_TASK OBJECTIVE_. Of the material below, the lines to be retyped are those from the line containing "The picture is" through the line containing "import * as", inclusive; reproduce them exactly.

---------- SUPPLIED MATERIAL ----------

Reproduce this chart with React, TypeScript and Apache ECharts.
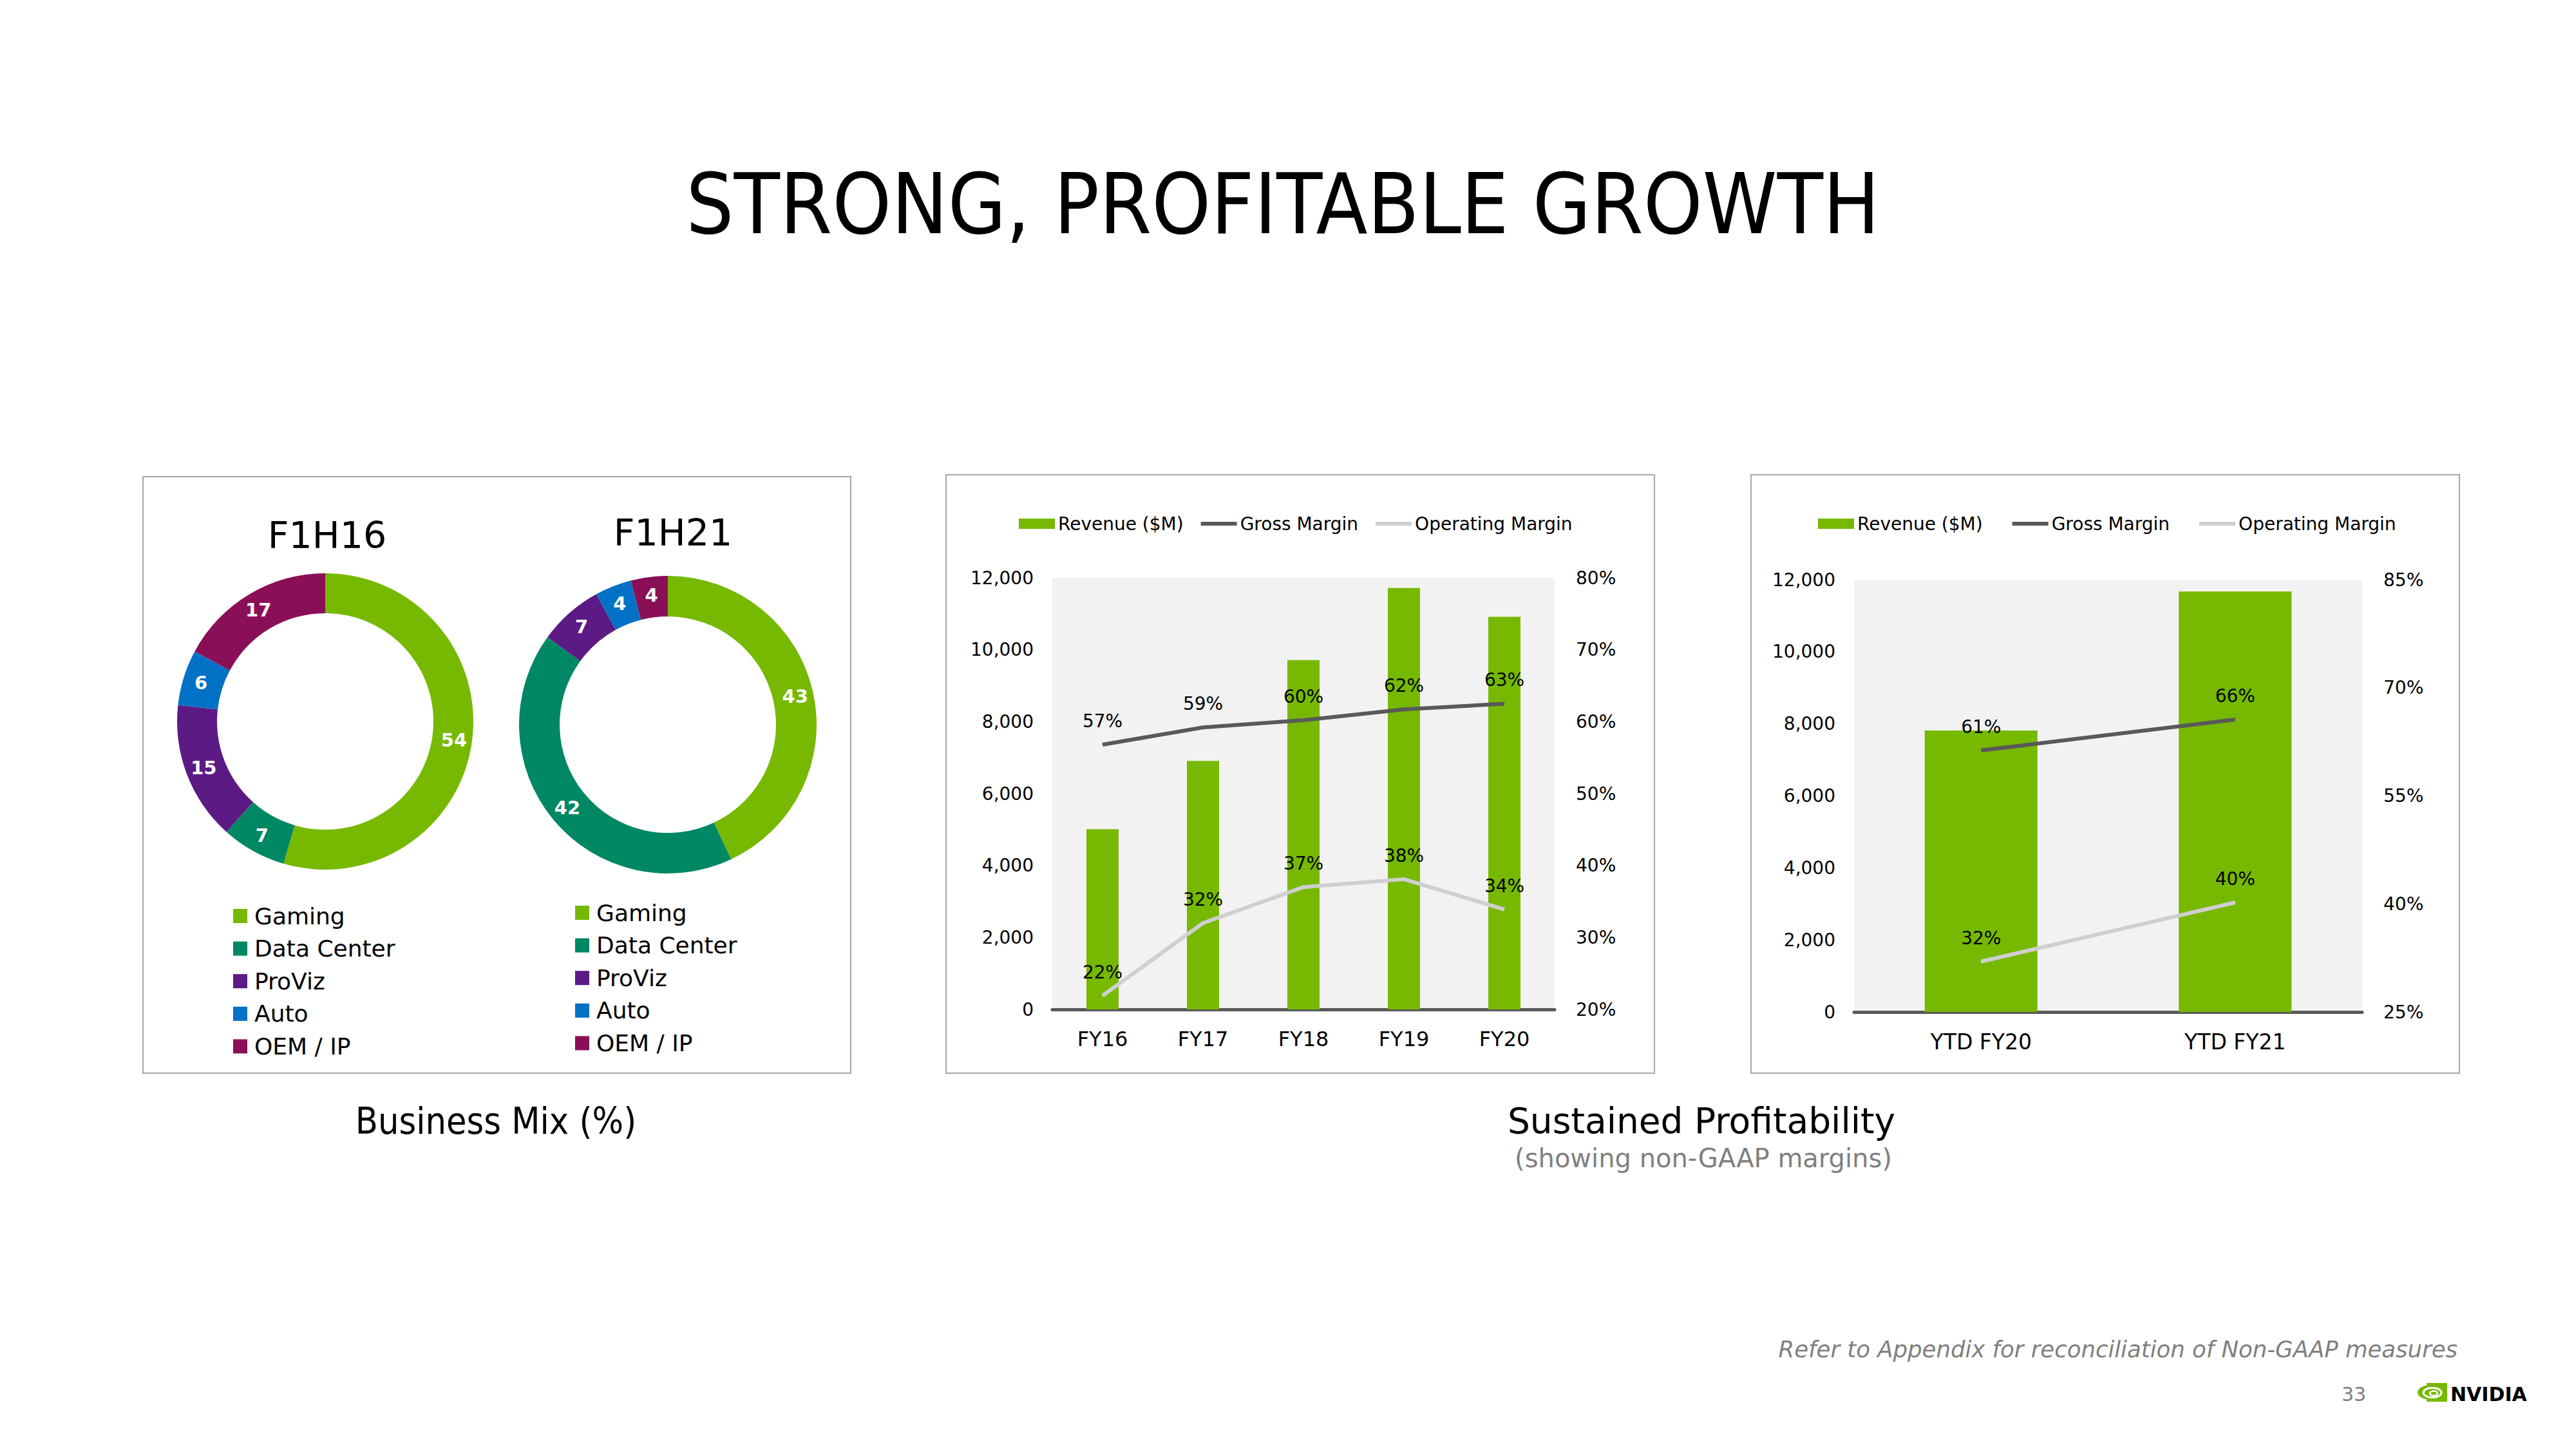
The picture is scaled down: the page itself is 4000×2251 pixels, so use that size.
import React, { useEffect, useRef } from "react";
import * as echarts from "echarts";

// ---------- data ----------
const segments = ["Gaming", "Data Center", "ProViz", "Auto", "OEM / IP"];
const segmentColors = ["#76b900", "#008763", "#5c1a84", "#0071c5", "#8b0f57"];
const mixF1H16 = [54, 7, 15, 6, 17];
const mixF1H21 = [43, 42, 7, 4, 4];

const fyYears = ["FY16", "FY17", "FY18", "FY19", "FY20"];
const fyRevenue = [5010, 6910, 9714, 11716, 10918];
const fyGrossMargin = [56.8, 59.2, 60.2, 61.7, 62.5];
const fyOperatingMargin = [21.9, 32.0, 37.0, 38.1, 33.9];

const ytdPeriods = ["YTD FY20", "YTD FY21"];
const ytdRevenue = [7813, 11672];
const ytdGrossMargin = [61.3, 65.6];
const ytdOperatingMargin = [32.0, 40.2];
const ytdMarginTicks = [25, 40, 55, 70, 85];

const seriesNames = ["Revenue ($M)", "Gross Margin", "Operating Margin"];

const GREEN = "#76b900";
const DARK = "#595959";
const LIGHT = "#cfcfcf";
const FONT = "'DejaVu Sans', sans-serif";
const COND = "'DejaVu Sans Condensed', 'DejaVu Sans', sans-serif";

const pct = (p: any) => Math.round(p.value) + "%";
const thousands = (v: number) => v.toLocaleString("en-US");

function lineSeries(name: string, data: number[], color: string, x: number, y: number) {
  return {
    type: "line",
    name,
    xAxisIndex: x,
    yAxisIndex: y,
    data,
    symbol: "circle",
    symbolSize: 1,
    itemStyle: { color },
    lineStyle: { color, width: 6 },
    label: {
      show: true,
      position: "top",
      distance: 22,
      formatter: pct,
      color: "#000",
      fontSize: 28,
      fontFamily: FONT,
    },
  };
}

function chartLegend(left: number, gap: number) {
  return {
    left,
    top: 799,
    padding: 0,
    itemWidth: 56,
    itemHeight: 16,
    itemGap: gap,
    textStyle: { fontSize: 28, color: "#000", fontFamily: FONT },
    data: [
      { name: seriesNames[0], icon: "rect" },
      { name: seriesNames[1], itemStyle: { opacity: 0 }, lineStyle: { width: 6, color: DARK } },
      { name: seriesNames[2], itemStyle: { opacity: 0 }, lineStyle: { width: 6, color: LIGHT } },
    ],
  };
}

function pieLegend(left: number, top: number) {
  return {
    orient: "vertical",
    left,
    top,
    padding: 0,
    icon: "rect",
    itemWidth: 22,
    itemHeight: 22,
    itemGap: 14.6,
    textStyle: { fontSize: 36, color: "#000", fontFamily: FONT, padding: [0, 0, 0, 6] },
    data: segments,
  };
}

function pieSeries(values: number[], cx: number, cy: number, r0: number, r1: number) {
  return {
    type: "pie",
    center: [cx, cy],
    radius: [r0, r1],
    startAngle: 90,
    clockwise: true,
    avoidLabelOverlap: false,
    label: {
      show: true,
      position: "inside",
      formatter: "{c}",
      color: "#fff",
      fontSize: 29,
      fontWeight: "bold",
      fontFamily: FONT,
    },
    labelLine: { show: false },
    emphasis: { disabled: true },
    data: segments.map((n, i) => ({ name: n, value: values[i], itemStyle: { color: segmentColors[i] } })),
  };
}

function text(x: number, y: number, t: string, size: number, opts: any = {}) {
  return {
    type: "text",
    x,
    y,
    silent: true,
    style: {
      text: t,
      fontSize: size,
      fontFamily: opts.family || FONT,
      fontWeight: opts.weight || "normal",
      fontStyle: opts.style || "normal",
      fill: opts.color || "#000",
      align: opts.align || "center",
      verticalAlign: "middle",
    },
  };
}

const panelStyle = { fill: "none", stroke: "#a6a6a6", lineWidth: 2 };

export default function App() {
  const ref = useRef<HTMLDivElement>(null);

  useEffect(() => {
    if (!ref.current) return;
    const chart = echarts.init(ref.current, null, { renderer: "svg" });

    const valueAxisLeft = (gridIndex: number) => ({
      type: "value",
      gridIndex,
      position: "left",
      min: 0,
      max: 12000,
      interval: 2000,
      axisLine: { show: false },
      axisTick: { show: false },
      splitLine: { show: false },
      axisLabel: { formatter: thousands, fontSize: 28, color: "#000", margin: 29, fontFamily: FONT },
    });

    const option: any = {
      animation: false,
      backgroundColor: "#ffffff",
      textStyle: { fontFamily: FONT },
      grid: [
        { left: 1634, top: 897, width: 780, height: 670, show: true, backgroundColor: "#f2f2f2", borderWidth: 0 },
        { left: 2879, top: 900, width: 789, height: 671, show: true, backgroundColor: "#f2f2f2", borderWidth: 0 },
      ],
      xAxis: [
        {
          type: "category",
          gridIndex: 0,
          data: fyYears,
          axisLine: { lineStyle: { color: DARK, width: 5 } },
          axisTick: { show: false },
          axisLabel: { fontSize: 32, color: "#000", margin: 30, fontFamily: FONT },
        },
        {
          type: "category",
          gridIndex: 1,
          data: ytdPeriods,
          axisLine: { lineStyle: { color: DARK, width: 5 } },
          axisTick: { show: false },
          axisLabel: { fontSize: 33, color: "#000", margin: 30, fontFamily: FONT },
        },
      ],
      yAxis: [
        valueAxisLeft(0),
        {
          type: "value",
          gridIndex: 0,
          position: "right",
          min: 20,
          max: 80,
          interval: 10,
          axisLine: { show: false },
          axisTick: { show: false },
          splitLine: { show: false },
          axisLabel: { formatter: "{value}%", fontSize: 28, color: "#000", margin: 33, fontFamily: FONT },
        },
        valueAxisLeft(1),
        {
          type: "value",
          gridIndex: 1,
          position: "right",
          min: ytdMarginTicks[0],
          max: ytdMarginTicks[ytdMarginTicks.length - 1],
          axisLine: { show: false },
          axisTick: { show: false },
          splitLine: { show: false },
          axisLabel: {
            customValues: ytdMarginTicks,
            formatter: "{value}%",
            fontSize: 28,
            color: "#000",
            margin: 33,
            fontFamily: FONT,
          },
        },
      ],
      legend: [
        pieLegend(362, 1404),
        pieLegend(893, 1399),
        chartLegend(1582, 24),
        chartLegend(2823, 43),
      ],
      series: [
        pieSeries(mixF1H16, 505, 1120, 168, 230),
        pieSeries(mixF1H21, 1037, 1125, 168, 231),
        {
          type: "bar",
          name: seriesNames[0],
          xAxisIndex: 0,
          yAxisIndex: 0,
          data: fyRevenue,
          barWidth: 50,
          itemStyle: { color: GREEN },
        },
        lineSeries(seriesNames[1], fyGrossMargin, DARK, 0, 1),
        lineSeries(seriesNames[2], fyOperatingMargin, LIGHT, 0, 1),
        {
          type: "bar",
          name: seriesNames[0],
          xAxisIndex: 1,
          yAxisIndex: 2,
          data: ytdRevenue,
          barWidth: 175,
          itemStyle: { color: GREEN },
        },
        lineSeries(seriesNames[1], ytdGrossMargin, DARK, 1, 3),
        lineSeries(seriesNames[2], ytdOperatingMargin, LIGHT, 1, 3),
      ],
      graphic: [
        { type: "rect", silent: true, z: -10, shape: { x: 222, y: 740, width: 1099, height: 926 }, style: panelStyle },
        { type: "rect", silent: true, z: -10, shape: { x: 1469, y: 737, width: 1100, height: 929 }, style: panelStyle },
        { type: "rect", silent: true, z: -10, shape: { x: 2719, y: 737, width: 1100, height: 929 }, style: panelStyle },
        text(1992, 317, "STRONG, PROFITABLE GROWTH", 130, { family: COND }),
        text(508, 831, "F1H16", 57),
        text(1045, 827, "F1H21", 57),
        text(770, 1740, "Business Mix (%)", 57, { family: COND }),
        text(2642, 1740, "Sustained Profitability", 55),
        text(2645, 1798, "(showing non-GAAP margins)", 40, { color: "#7f7f7f" }),
        text(3816, 2094, "Refer to Appendix for reconciliation of Non-GAAP measures", 35.5, {
          align: "right",
          style: "italic",
          color: "#7f7f7f",
        }),
        text(3655, 2164, "33", 30, { color: "#7f7f7f" }),
        // NVIDIA logo
        { type: "rect", silent: true, shape: { x: 3768, y: 2147, width: 32, height: 29 }, style: { fill: GREEN } },
        { type: "ellipse", silent: true, shape: { cx: 3777, cy: 2161.5, rx: 23, ry: 12 }, style: { fill: GREEN } },
        {
          type: "ellipse",
          silent: true,
          shape: { cx: 3777, cy: 2162, rx: 14, ry: 7.5 },
          style: { fill: "none", stroke: "#ffffff", lineWidth: 3 },
        },
        {
          type: "ellipse",
          silent: true,
          shape: { cx: 3779, cy: 2163, rx: 6, ry: 3.5 },
          style: { fill: "none", stroke: "#ffffff", lineWidth: 2.5 },
        },
        text(3805, 2164, "NVIDIA", 30, { weight: "bold", align: "left" }),
      ],
    };

    chart.setOption(option);
    return () => chart.dispose();
  }, []);

  return (
    <div
      ref={ref}
      style={{ position: "absolute", left: 0, top: 0, width: 4000, height: 2251, background: "#fff" }}
    />
  );
}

----------

_THE OUTPUT_.
The picture is scaled down: the page itself is 4000×2251 pixels, so use that size.
import React, { useEffect, useRef } from "react";
import * as echarts from "echarts";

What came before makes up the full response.